Feud Turgidson said...

This, together with the latest poll news showing not just Trump trouncing but also Carson & Carly cruising up above all those current and former governors and senators, beyond the obvious inference that nominal Republicans hate anyone who's not just served but even been ELECTED to public office, I wonder -

What % of nominal Dems (and more broadly, eligible voters per se) don't consider Sanders a political "professional"?

This is actually something that can be polled for.

joannis said...

It would ironically in these climes be electoral wisdom (yet swallowing a difficult pill) for the Dems to go to Webb and for the Repubs to go to Kasich. I would mushc rather see a Webb vrs Kasich election than a Sanders vrs Trump!!! Because Trump would win!!! Its America:: remember?

Unknown said...

Why are you equating the supporters of Senator Sanders with those of Donald Trump?
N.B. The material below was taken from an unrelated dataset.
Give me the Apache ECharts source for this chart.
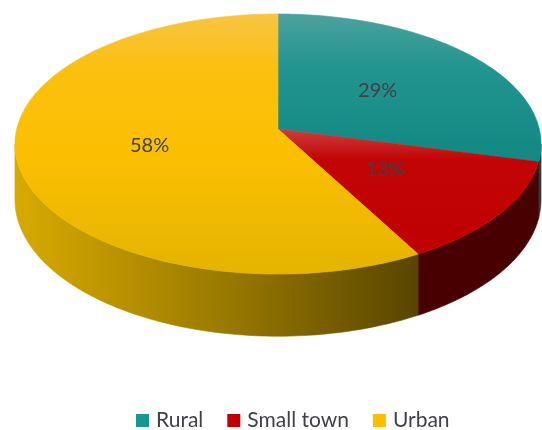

Because their supporters are similarly passionate about the issues? Trump has no policies or issues, he has a pose. It is xenophobic, sexist and vulgar. Because they are insurgent campaigns? Sanders is in it to influence public policy. Trump is in it for...Trump.

Steve M. said...

I know the difference -- see the last paragraph of this post.

Luigi said...

The east coast media hates Hillary. She'll probably win it al and they'll hate her every step of the way.
You can't change City Hall, nor , apparently, The New York Times.

Luigi, Pemberton, Dixie, Shed & the Silkster

Inconstant Reader said...

Philo, my grandfather was a dyed-in-the-wool socialist Jewish New Yorker only a bit older than Bernie, and I have to stick up for that group on racial issues (Israel I won't touch, except to note that I doubt it's in the forefront of issues important to BLM protesters). I never heard the word schwartze used in my house — it would have been like saying the n-word. Racial justice was hugely important to him, and to my (non-socialist) mom. He was horrified by the growing rift between the black and Jewish communities. The night Obama won the presidency, I kept thinking how sad it was that my grandpa didn't live long enough to see it.

Obviously I can't speak to what's in Berne's heart, but don't blame his Jewishness.